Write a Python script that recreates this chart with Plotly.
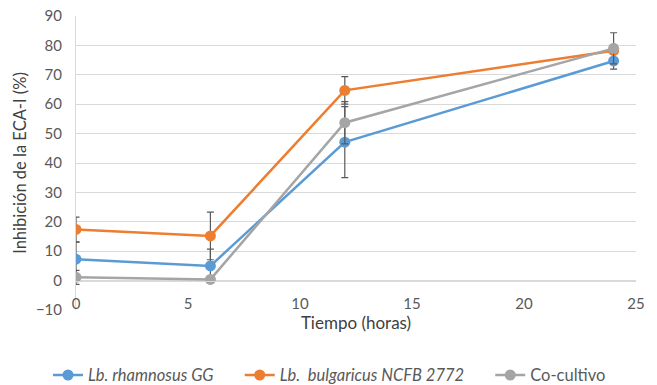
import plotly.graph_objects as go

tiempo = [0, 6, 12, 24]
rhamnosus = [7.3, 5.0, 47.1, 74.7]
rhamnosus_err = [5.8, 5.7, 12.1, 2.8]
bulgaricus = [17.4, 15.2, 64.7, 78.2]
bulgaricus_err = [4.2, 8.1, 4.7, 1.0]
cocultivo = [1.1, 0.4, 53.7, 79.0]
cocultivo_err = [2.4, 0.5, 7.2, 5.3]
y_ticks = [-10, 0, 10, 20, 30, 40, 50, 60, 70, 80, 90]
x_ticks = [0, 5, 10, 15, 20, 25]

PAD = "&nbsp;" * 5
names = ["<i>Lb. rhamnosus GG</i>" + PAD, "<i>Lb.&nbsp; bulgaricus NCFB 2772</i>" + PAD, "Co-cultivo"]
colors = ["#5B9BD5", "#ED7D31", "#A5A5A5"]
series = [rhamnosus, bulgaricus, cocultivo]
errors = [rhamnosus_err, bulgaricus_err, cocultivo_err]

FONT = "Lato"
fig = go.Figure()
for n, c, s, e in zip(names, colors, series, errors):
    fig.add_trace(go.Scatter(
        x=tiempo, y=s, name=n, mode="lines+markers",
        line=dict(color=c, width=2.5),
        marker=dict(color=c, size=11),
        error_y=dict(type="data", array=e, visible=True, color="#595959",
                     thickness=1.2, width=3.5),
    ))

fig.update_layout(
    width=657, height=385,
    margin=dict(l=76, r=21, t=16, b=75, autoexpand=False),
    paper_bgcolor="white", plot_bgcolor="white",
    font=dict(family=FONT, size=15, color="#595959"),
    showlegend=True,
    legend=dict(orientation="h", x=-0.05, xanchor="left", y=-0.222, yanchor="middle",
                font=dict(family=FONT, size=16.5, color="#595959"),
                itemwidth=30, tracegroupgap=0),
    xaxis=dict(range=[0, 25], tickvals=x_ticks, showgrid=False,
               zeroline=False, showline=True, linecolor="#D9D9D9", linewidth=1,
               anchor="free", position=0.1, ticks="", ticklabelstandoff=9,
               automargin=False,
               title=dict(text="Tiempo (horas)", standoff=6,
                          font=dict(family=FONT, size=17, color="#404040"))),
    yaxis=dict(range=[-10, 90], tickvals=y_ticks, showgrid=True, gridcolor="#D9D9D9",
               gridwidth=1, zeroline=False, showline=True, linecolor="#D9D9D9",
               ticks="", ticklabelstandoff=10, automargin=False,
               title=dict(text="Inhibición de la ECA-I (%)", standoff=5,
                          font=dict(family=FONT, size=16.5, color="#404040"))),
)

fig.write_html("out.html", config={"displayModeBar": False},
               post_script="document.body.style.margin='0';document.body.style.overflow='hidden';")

⁂

THE EXERCISE » Output all of the data exactly as it stands, minus any images.

SOLUTION TO THE PROBLEM »
Write a Python script that recreates this chart with Plotly.
import plotly.graph_objects as go

tiempo = [0, 6, 12, 24]
rhamnosus = [7.3, 5.0, 47.1, 74.7]
rhamnosus_err = [5.8, 5.7, 12.1, 2.8]
bulgaricus = [17.4, 15.2, 64.7, 78.2]
bulgaricus_err = [4.2, 8.1, 4.7, 1.0]
cocultivo = [1.1, 0.4, 53.7, 79.0]
cocultivo_err = [2.4, 0.5, 7.2, 5.3]
y_ticks = [-10, 0, 10, 20, 30, 40, 50, 60, 70, 80, 90]
x_ticks = [0, 5, 10, 15, 20, 25]

PAD = "&nbsp;" * 5
names = ["<i>Lb. rhamnosus GG</i>" + PAD, "<i>Lb.&nbsp; bulgaricus NCFB 2772</i>" + PAD, "Co-cultivo"]
colors = ["#5B9BD5", "#ED7D31", "#A5A5A5"]
series = [rhamnosus, bulgaricus, cocultivo]
errors = [rhamnosus_err, bulgaricus_err, cocultivo_err]

FONT = "Lato"
fig = go.Figure()
for n, c, s, e in zip(names, colors, series, errors):
    fig.add_trace(go.Scatter(
        x=tiempo, y=s, name=n, mode="lines+markers",
        line=dict(color=c, width=2.5),
        marker=dict(color=c, size=11),
        error_y=dict(type="data", array=e, visible=True, color="#595959",
                     thickness=1.2, width=3.5),
    ))

fig.update_layout(
    width=657, height=385,
    margin=dict(l=76, r=21, t=16, b=75, autoexpand=False),
    paper_bgcolor="white", plot_bgcolor="white",
    font=dict(family=FONT, size=15, color="#595959"),
    showlegend=True,
    legend=dict(orientation="h", x=-0.05, xanchor="left", y=-0.222, yanchor="middle",
                font=dict(family=FONT, size=16.5, color="#595959"),
                itemwidth=30, tracegroupgap=0),
    xaxis=dict(range=[0, 25], tickvals=x_ticks, showgrid=False,
               zeroline=False, showline=True, linecolor="#D9D9D9", linewidth=1,
               anchor="free", position=0.1, ticks="", ticklabelstandoff=9,
               automargin=False,
               title=dict(text="Tiempo (horas)", standoff=6,
                          font=dict(family=FONT, size=17, color="#404040"))),
    yaxis=dict(range=[-10, 90], tickvals=y_ticks, showgrid=True, gridcolor="#D9D9D9",
               gridwidth=1, zeroline=False, showline=True, linecolor="#D9D9D9",
               ticks="", ticklabelstandoff=10, automargin=False,
               title=dict(text="Inhibición de la ECA-I (%)", standoff=5,
                          font=dict(family=FONT, size=16.5, color="#404040"))),
)

fig.write_html("out.html", config={"displayModeBar": False},
               post_script="document.body.style.margin='0';document.body.style.overflow='hidden';")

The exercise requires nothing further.